In the series’ final episodes, Sirisco reconnects with his core humanity, thanks to “the authenticity of his connection with his friend”, the reflexively kind Arriguccio, (Dustin Demri-Burns). The survivors, telling and enjoying stories together in The Decameron’s final scene, is a lovely, earned moment of temporary relief, and is a callback to the gathering Leonardo originally planned.
‘The Decameron’ Gives Sex, Class, and the Plague a Contemporary Spin
Hale hopes that “people see both the dark and the light of each of these characters,” noting that they all reflect what a “mixed bag” of emotions and morality we all are. The extremity of The Black Death should, he says, remind viewers of the early days of the pandemic, where “you saw the worst of humanity, you saw the best of humanity. When the dark was that dark, you saw the light even more.”
Jordan agrees, emphasizing a distinction between The Decameron and multi-season historical dramedies: “This show is a limited series. We went in with the intention to write it into the ground, so we would have failed if any of these characters failed to significantly change over the eight episodes.”

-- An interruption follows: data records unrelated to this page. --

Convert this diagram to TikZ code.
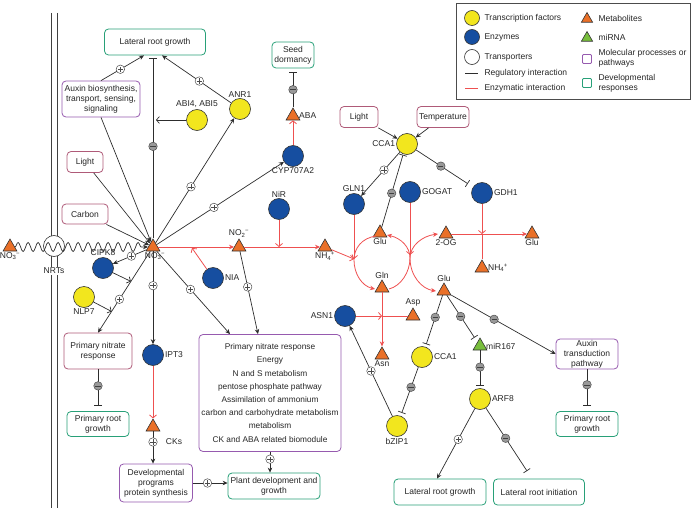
\documentclass[tikz,border=0pt]{standalone}
\usepackage{fontspec}
\setmainfont{Liberation Sans}
\usetikzlibrary{shapes.geometric,arrows.meta,decorations.pathmorphing,calc}

\definecolor{tfyellow}{RGB}{242,230,30}
\definecolor{enzblue}{RGB}{22,78,160}
\definecolor{metorange}{RGB}{234,112,40}
\definecolor{mirgreen}{RGB}{120,190,60}
\definecolor{devgreen}{RGB}{40,160,120}
\definecolor{procpurple}{RGB}{150,90,175}
\definecolor{cuepink}{RGB}{175,90,120}
\definecolor{enzred}{RGB}{238,80,80}
\definecolor{reggray}{RGB}{45,45,45}

% ion label: sub- and superscript
\newcommand\ionlbl[3]{#1\textsubscript{#2}\kern-0.3pt\textsuperscript{#3}}

\tikzset{
  every node/.style={font=\fontsize{8.5}{10}\selectfont, text=black!85},
  every label/.style={inner sep=1pt},
  tf/.style={circle, draw=black!80, line width=0.6pt, fill=tfyellow, minimum size=21pt, inner sep=0pt},
  enz/.style={tf, fill=enzblue},
  trp/.style={tf, fill=white},
  met/.style={regular polygon, regular polygon sides=3, draw=black!80, line width=0.6pt, fill=metorange, minimum size=16pt, inner sep=0pt},
  mirna/.style={met, fill=mirgreen},
  devbox/.style={draw=devgreen, line width=0.8pt, rounded corners=4pt, fill=white, align=center, inner sep=1pt},
  procbox/.style={devbox, draw=procpurple},
  cuebox/.style={devbox, draw=cuepink},
  reg/.style={draw=reggray, line width=0.7pt},
  enzy/.style={draw=enzred, line width=0.8pt},
  act/.style={-{Stealth[length=5pt,width=4.5pt]}},
  vee/.style={-{Straight Barb[length=3pt,width=7pt]}},
  inh/.style={-{Bar[width=8pt]}},
  pls/.style={circle, draw=black!70, line width=0.5pt, fill=white, minimum size=8.5pt, inner sep=0pt,
    path picture={\draw[-, black!70, line width=0.5pt]
      ([xshift=-2.6pt]path picture bounding box.center) -- ([xshift=2.6pt]path picture bounding box.center)
      ([yshift=-2.6pt]path picture bounding box.center) -- ([yshift=2.6pt]path picture bounding box.center);}},
  mns/.style={circle, draw=black!70, line width=0.5pt, fill=black!40, minimum size=8.5pt, inner sep=0pt,
    path picture={\draw[-, black!75, line width=0.5pt]
      ([xshift=-2.6pt]path picture bounding box.center) -- ([xshift=2.6pt]path picture bounding box.center);}}
}

\begin{document}
\begin{tikzpicture}[x=1pt, y=-1pt]
  \useasboundingbox (0,0) rectangle (692,508);

  % Draw the membrane and the transporter
  \draw[black!75, line width=0.8pt] (51,13) -- (51,508) (57,13) -- (57,508);
  \node[trp] (nrt) at (54,246) {};
  \node[fill=white, inner sep=1pt] (nrtlbl) at (54,271) {NRTs};

  % Metabolites
  \node[met, label=below:{\ionlbl{NO}{3}{−}}] (no3out) at (10,247) {};
  \node[met, label={[xshift=2pt]below:{\ionlbl{NO}{3}{−}}}] (no3) at (153,247) {};
  \node[met, label=above:{\ionlbl{NO}{2}{−}}] (no2) at (239,247) {};
  \node[met, label=below:{\ionlbl{NH}{4}{+}}] (nh4a) at (325,247) {};
  \node[met, label=right:ABA] (aba) at (293,116) {};
  \node[met] (cks) at (153,427) {};
  \node (ckslbl) at (174,442) {CKs};
  \node[met, label=below:Glu] (glul) at (380,233) {};
  \node[met, label=below:2-OG] (twoog) at (446,234) {};
  \node[met, label=below:Glu] (glur) at (532,234) {};
  \node[met, label=right:{\ionlbl{NH}{4}{+}}] (nh4b) at (482,268) {};
  \node[met, label=above:Gln] (gln) at (382,288) {};
  \node[met, label=above:Glu] (glulo) at (444,291) {};
  \node[met, label=above:Asp] (asp) at (413,316) {};
  \node[met, label=below:Asn] (asn) at (382,355) {};
  \node[mirna, label=right:miR167] (mir) at (480,346) {};

  % Transcription factors and enzymes
  \node[tf, label=above:{ABI4, ABI5}] (abi) at (197,120) {};
  \node[tf, label=above:ANR1] (anr1) at (240,109) {};
  \node[enz, label=below:CYP707A2] (cyp) at (293,156) {};
  \node[enz, label=above:NiR] (nir) at (279,209) {};
  \node[enz, label=right:NIA] (nia) at (213,278) {};
  \node[enz, label=above:CIPK8] (cipk) at (103,268) {};
  \node[tf, label=below:NLP7] (nlp7) at (84,297) {};
  \node[enz, label=right:IPT3] (ipt3) at (153,355) {};
  \node[tf, label=left:CCA1] (cca1) at (407,144) {};
  \node[enz, label=above:GLN1] (gln1) at (354,204) {};
  \node[enz, label=right:GOGAT] (gogat) at (410,192) {};
  \node[enz, label=right:GDH1] (gdh1) at (482,193) {};
  \node[enz, label=left:ASN1] (asn1) at (345,316) {};
  \node[tf, label=right:CCA1] (cca1b) at (422,357) {};
  \node[tf, label=below:bZIP1] (bzip1) at (397,426) {};
  \node[tf, label=right:ARF8] (arf8) at (480,399) {};

  % Processes and responses
  \node[devbox, minimum width=101pt, minimum height=26pt] (lrg1) at (155,42) {Lateral root growth};
  \node[procbox, minimum width=78pt, minimum height=36pt] (auxbio) at (101,99) {Auxin biosynthesis,\\transport, sensing,\\signaling};
  \node[devbox, minimum width=42pt, minimum height=26pt] (seed) at (293,55) {Seed\\dormancy};
  \node[cuebox, minimum width=36pt, minimum height=21pt] (light1) at (85,162) {Light};
  \node[cuebox, minimum width=46pt, minimum height=20pt] (carbon) at (85,214) {Carbon};
  \node[cuebox, minimum width=68pt, minimum height=36pt] (pnr) at (98,351) {Primary nitrate\\response};
  \node[devbox, minimum width=62pt, minimum height=25pt] (prg1) at (98,424) {Primary root\\growth};
  \node[procbox, minimum width=142pt, minimum height=117pt, font=\fontsize{8.3}{13.2}\selectfont] (bigbox) at (270,393)
    {Primary nitrate response\\Energy\\N and S metabolism\\pentose phosphate pathway\\Assimilation of ammonium\\carbon and carbohydrate metabolism\\metabolism\\CK and ABA related biomodule};
  \node[procbox, minimum width=73pt, minimum height=38pt] (devprog) at (156,483) {Developmental\\programs\\protein synthesis};
  \node[devbox, minimum width=92pt, minimum height=26pt] (plantdev) at (274,486) {Plant development and\\growth};
  \node[cuebox, minimum width=38pt, minimum height=21pt] (light2) at (359,117) {Light};
  \node[cuebox, minimum width=52pt, minimum height=21pt] (temp) at (443,117) {Temperature};
  \node[procbox, minimum width=62pt, minimum height=30pt] (atp) at (587,354) {Auxin\\transduction\\pathway};
  \node[devbox, minimum width=62pt, minimum height=25pt] (prg2) at (587,424) {Primary root\\growth};
  \node[devbox, minimum width=92pt, minimum height=26pt] (lrg2) at (440,492) {Lateral root growth};
  \node[devbox, minimum width=91pt, minimum height=26pt] (lrinit) at (539,492) {Lateral root initiation};

  % Nitrate uptake through the transporter
  \draw[reg, act, decorate, decoration={snake, amplitude=4.5pt, segment length=10pt, post length=5pt}] (no3out) -- (no3);

  % Signals acting on nitrate
  \draw[reg, act] (light1) -- (no3);
  \draw[reg, act] (carbon) -- (no3);
  \draw[reg, act] (auxbio.south) -- (no3);

  % Lateral root growth
  \draw[reg, act] (auxbio.north) -- node[pls, pos=0.45] (p1) {} ([xshift=-11pt]lrg1.south);
  \coordinate (lrgbar) at (153,58);
  \draw[reg, inh] (no3) -- node[mns, pos=0.51] (m1) {} (lrgbar);
  \coordinate (abihit) at (156,120);
  \draw[reg, vee] (abi) -- (abihit);
  \draw[reg, act] (anr1) -- node[pls, pos=0.46] (p2) {} ([xshift=7pt]lrg1.south);
  \draw[reg, act] (no3) -- node[pls, pos=0.45] (p3) {} (anr1);
  \draw[reg, act] (no3) -- node[pls, pos=0.45] (p4) {} (cyp);

  % ABA and seed dormancy
  \draw[enzy, vee] (cyp) -- (aba);
  \coordinate (seedbar) at (293,72);
  \draw[reg, inh] (aba) -- node[mns, pos=0.5] (m2) {} (seedbar);

  % Nitrate reduction
  \draw[enzy, act] (no3) -- (no2);
  \draw[enzy, act] (no2) -- (nh4a);
  \coordinate (niahit) at (192,248);
  \coordinate (nirhit) at (279,247);
  \draw[enzy, vee] (nia) -- (niahit);
  \draw[enzy, vee] (nir) -- (nirhit);

  % Primary nitrate response
  \draw[reg, act] (no3) -- node[pls, pos=0.45] (p5) {} (cipk);
  \draw[reg, act] (no3) -- coordinate[pos=0.37] (cipkhit) coordinate[pos=0.74] (nlphit)
    node[pls, pos=0.59] (p6) {} (pnr.north);
  \draw[reg, vee] (cipk) -- (cipkhit);
  \draw[reg, vee] (nlp7) -- (nlphit);
  \coordinate (prgbar) at (98,406);
  \draw[reg, inh] (pnr) -- node[mns, pos=0.45] (m3) {} (prgbar);

  % Cytokinins and development
  \draw[reg, act] (no3) -- node[pls, pos=0.37] (p7) {} (ipt3);
  \draw[enzy, vee] (ipt3) -- (cks);
  \draw[reg, act] (cks) -- node[pls, pos=0.33] (p8) {} (cks |- devprog.north);
  \draw[reg, act] (devprog.east) -- node[pls, pos=0.42] (p9) {} (devprog.east -| plantdev.west);
  \draw[reg, act] (no3) -- node[pls, pos=0.46] (p10) {} ([xshift=-40pt]bigbox.north);
  \draw[reg, act] (no2) -- node[pls, pos=0.43] (p11) {} ([xshift=-12pt]bigbox.north);
  \draw[reg, act] (bigbox.south) -- node[pls, pos=0.35] (p12) {} (bigbox.south |- plantdev.north);

  % Circadian control
  \draw[reg, act] (light2) -- (cca1);
  \draw[reg, act] (temp) -- (cca1);
  \draw[reg, act] (cca1) -- node[pls, pos=0.41] (p13) {} (gln1);
  \draw[reg, inh] (glul) -- node[mns, pos=0.47] (m4) {} ([xshift=-4pt]cca1.south);
  \coordinate (gdhbar) at ($(gdh1)!17pt!(cca1)$);
  \draw[reg, inh] (cca1) -- node[mns, pos=0.48] (m5) {} (gdhbar);

  % Ammonium assimilation cycle
  \coordinate (gsjoin) at (354,259);
  \coordinate (gogatjoin) at (410,255);
  \draw[enzy, vee] (gln1) -- (gsjoin);
  \draw[enzy, vee] (nh4a) -- (gsjoin);
  \draw[enzy, vee] (gogat) -- (gogatjoin);
  \draw[enzy, act] (376,236) .. controls (362,238) and (354,248) .. (354,260) .. controls (354,274) and (362,286) .. (375,289);
  \draw[enzy] (389,289) .. controls (401,286) and (410,272) .. (410,258);
  \draw[enzy, act] (410,258) .. controls (410,247) and (401,238) .. (387,235);
  \draw[enzy, act] (410,258) .. controls (410,246) and (422,236) .. (438,234);
  \draw[enzy, act] (410,258) .. controls (410,276) and (422,289) .. (436,291);
  \coordinate (gdhjoin) at (482,234);
  \draw[enzy, vee] (gdh1) -- (gdhjoin);
  \draw[enzy] (gdhjoin) -- (nh4b);
  \draw[enzy, act] (twoog) -- (glur);

  % Asparagine
  \draw[enzy, act] (gln) -- (asn);
  \coordinate (asnjoin) at (382,316);
  \draw[enzy, vee] (asn1) -- (asnjoin);
  \draw[enzy] (asnjoin) -- (asp);
  \draw[reg, act] (bzip1) -- node[pls, pos=0.5] (p14) {} (asn1);

  % Glutamate signalling
  \coordinate (ccabar) at ($(cca1b)!13.5pt!(glulo)$);
  \draw[reg, inh] (glulo) -- node[mns, pos=0.45] (m6) {} (ccabar);
  \coordinate (bzipbar) at ($(bzip1)!14pt!(cca1b)$);
  \draw[reg, inh] (cca1b) -- node[mns, pos=0.44] (m7) {} (bzipbar);
  \coordinate (mirbar) at ($(mir)!10pt!(glulo)$);
  \draw[reg, inh] (glulo) -- node[mns, pos=0.5] (m8) {} (mirbar);
  \coordinate (arfbar) at ($(arf8)!13pt!(mir)$);
  \draw[reg, inh] (mir) -- node[mns, pos=0.47] (m9) {} (arfbar);
  \draw[reg, act] (glulo) -- node[mns, pos=0.41] (m10) {} (atp.west);
  \coordinate (prg2bar) at (587,406);
  \draw[reg, inh] (atp) -- node[mns, pos=0.42] (m11) {} (prg2bar);
  \draw[reg, act] (arf8) -- node[pls, pos=0.44] (p15) {} ([xshift=-3pt]lrg2.north);
  \coordinate (lribar) at (527,471);
  \draw[reg, inh] (arf8) -- node[mns, pos=0.48] (m12) {} (lribar);

  % Legend
  \draw[black!70, line width=0.8pt] (456,3) rectangle (690,99);
  \node[tf, minimum size=15pt] (lgtf) at (472,18) {};
  \node[anchor=west] (lgtftxt) at (481,18) {Transcription factors};
  \node[enz, minimum size=15pt] (lgenz) at (472,37) {};
  \node[anchor=west] (lgenztxt) at (481,37) {Enzymes};
  \node[trp, minimum size=15pt] (lgtrp) at (472,57) {};
  \node[anchor=west] (lgtrptxt) at (481,57) {Transporters};
  \draw[reg] (465,73) -- (478,73);
  \node[anchor=west] (lgregtxt) at (481,73) {Regulatory interaction};
  \draw[enzy] (465,88) -- (478,88);
  \node[anchor=west] (lgenytxt) at (481,88) {Enzymatic interaction};
  \node[met, minimum size=13pt] (lgmet) at (587,19) {};
  \node[anchor=west] (lgmettxt) at (595,18) {Metabolites};
  \node[mirna, minimum size=13pt] (lgmir) at (587,38) {};
  \node[anchor=west] (lgmirtxt) at (595,37) {miRNA};
  \node[draw=procpurple, line width=0.8pt, rounded corners=1pt, minimum size=9pt, inner sep=0pt] (lgproc) at (587,59) {};
  \node[anchor=west, align=left] (lgproctxt) at (595,58) {Molecular processes or\\pathways};
  \node[draw=devgreen, line width=0.8pt, rounded corners=1pt, minimum size=9pt, inner sep=0pt] (lgdev) at (587,83) {};
  \node[anchor=west, align=left] (lgdevtxt) at (595,83) {Developmental\\responses};
\end{tikzpicture}
\end{document}
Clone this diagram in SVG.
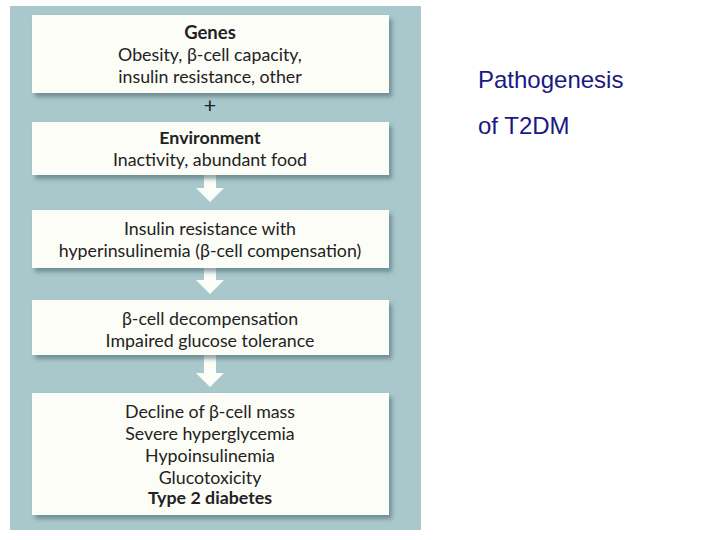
<svg xmlns="http://www.w3.org/2000/svg" width="720" height="540" viewBox="0 0 720 540">
<style>
.box{fill:#fdfdf8;filter:url(#sh)}
.t{font-family:Lato,"Open Sans",sans-serif;font-size:17.8px;fill:#222;text-anchor:middle}
.b{font-weight:bold}
.arr{fill:#fdfdf8}
</style>
<defs><filter id="sh" x="-5%" y="-10%" width="115%" height="140%"><feDropShadow dx="3" dy="4" stdDeviation="2" flood-color="#4a6a70" flood-opacity="0.6"/></filter></defs>
<rect width="720" height="540" fill="#fff"/>
<rect x="10" y="6" width="411" height="524" fill="#a9c8cc"/>
<g id="connectors">
<text x="210" y="113" class="t" style="font-size:22px">+</text>
<path class="arr" d="M204 175 H216 V188 H224 L210 202 L196 188 H204 Z"/>
<path class="arr" d="M204 268 H216 V280 H224 L210 294 L196 280 H204 Z"/>
<path class="arr" d="M204 355 H216 V373 H224 L210 387 L196 373 H204 Z"/>
</g>
<g id="genes"><rect class="box" x="32" y="15" width="357" height="78"/>
<text class="t b" x="210" y="39" style="font-size:18.5px">Genes</text>
<text class="t" x="210" y="61">Obesity, β-cell capacity,</text>
<text class="t" x="210" y="83">insulin resistance, other</text></g>
<g id="env"><rect class="box" x="32" y="122" width="357" height="53"/>
<text class="t b" x="210" y="144">Environment</text>
<text class="t" x="210" y="166">Inactivity, abundant food</text></g>
<g id="ir"><rect class="box" x="32" y="210" width="357" height="58"/>
<text class="t" x="210" y="235">Insulin resistance with</text>
<text class="t" x="210" y="257">hyperinsulinemia (β-cell compensation)</text></g>
<g id="decomp"><rect class="box" x="32" y="300" width="357" height="55"/>
<text class="t" x="210" y="325">β-cell decompensation</text>
<text class="t" x="210" y="347">Impaired glucose tolerance</text></g>
<g id="t2d"><rect class="box" x="32" y="393" width="357" height="122"/>
<text class="t" x="210" y="418">Decline of β-cell mass</text>
<text class="t" x="210" y="440">Severe hyperglycemia</text>
<text class="t" x="210" y="462">Hypoinsulinemia</text>
<text class="t" x="210" y="484">Glucotoxicity</text>
<text class="t b" x="210" y="504">Type 2 diabetes</text></g>
<g id="title"><text x="478" y="88" style="font-family:'Liberation Sans',Arial,sans-serif;font-size:24px;fill:#1a1a80">Pathogenesis</text>
<text x="478" y="134" style="font-family:'Liberation Sans',Arial,sans-serif;font-size:24px;fill:#1a1a80">of T2DM</text></g>
</svg>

The versatile actors, paired with multidimensional characters is a combination that creates believable journeys within The Decameron’s absurdly and anachronistically heightened reality. Initially shallow, foolish characters like Tindaro and Panfilo discover unsuspected depth and purpose after experiencing the agony of loss. They’re able to dig deep to protect those who remain, giving their friends a better chance at survival by hurling everything they’ve got (including a pestilence-riddled corpse) at the series’ Final Boss, a group of bloodthirsty mercenaries who arrive to plunder the villa.
Ultimately, Jordan is perhaps most “excited for people to see” the complexity of her actors’ performances. For his part, Hale has a daring prediction for how The Decameron will find its most devoted audience: “The fact that I wear wool tights is really going to make an impact.”